The CID officer received the bribe cash in mixed notes with an assurance that the parcel would get to the commander and things would go in the suspect’s favour.

“The suspect has suffered a lot. He walked for three weeks, day and night, through the desert to Libya. They were 66 migrants in number from Ghana, moving together. Half of them died in the desert. One of them (the migrants) grew so lean on the way his fingers became bony and the rings he wore dropped off on their own in the desert. Yet, the CID did not even have mercy on the young man.

“He told the suspect to always report himself to him. And anytime he goes there, he gives the CID 50 cedis or 70 cedis. So far, what the suspect has paid to the CID officer is about Gh¢700 aside the Gh¢1,000 he took from the suspect saying he was going to give it to the commander,” said an observer in the community.

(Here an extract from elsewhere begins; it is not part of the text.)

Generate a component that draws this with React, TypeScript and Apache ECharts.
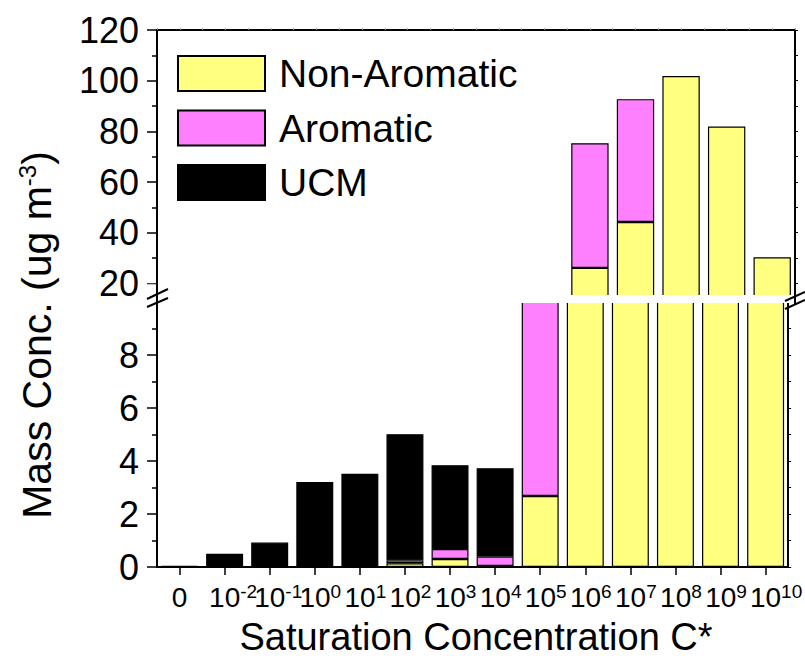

But months after the suspect had concluded the problem was over, the police detective informed him in August, this year, a message had been sent from the office of the State Attorney for him to be rearrested and processed for court with the same old charge.

Enraged, a SEND-Ghana anti-corruption crusader in the community, Akobulgo Zotipelga, led the distraught suspect to Paga, the district capital, to demand answers from the District Police Commander as to why a case for which a Gh¢1,000 bribe had been taken was still heading for court.

The commander said he knew nothing about that deal. And in a very quick response, he dashed for his mobile phone immediately. Looking furious, he called up the CID officer and ordered him to return the cash at once to the suspect or find himself in the dock if he failed to do so.

Meanwhile, the District Police Commander has received a strong order from the Upper East Regional Police Commander, DCOP Osei Ampofo-Duku, to investigate the police detective and submit a report on the probe within one week.

The directive comes moments after Starr News had approached some top officials at the Upper East Regional Police Headquarters to seek their reactions on Sergeant Iddi’s secret deal.

The District Police Command at Paga is most likely to be flooded this week with angry residents, including school heads and businessmen, who claim they or their loved ones had been browbeaten by the detective into paying hundreds of cedis to be granted bail from a crowded police cage or to skip the scare of standing before a judge.

“He (the detective) knows that here (Sirigu) is a rural place where people easily shiver and are willing to pay anything, even when they are right, the moment a police officer threatens to process them for court. He has taken advantage of that mindset for several years here. We are all going to tell the world how he has tormented us in Sirigu. We are ready to meet with the commander,” said an aroused businessman, Prince Abagna Amalekum.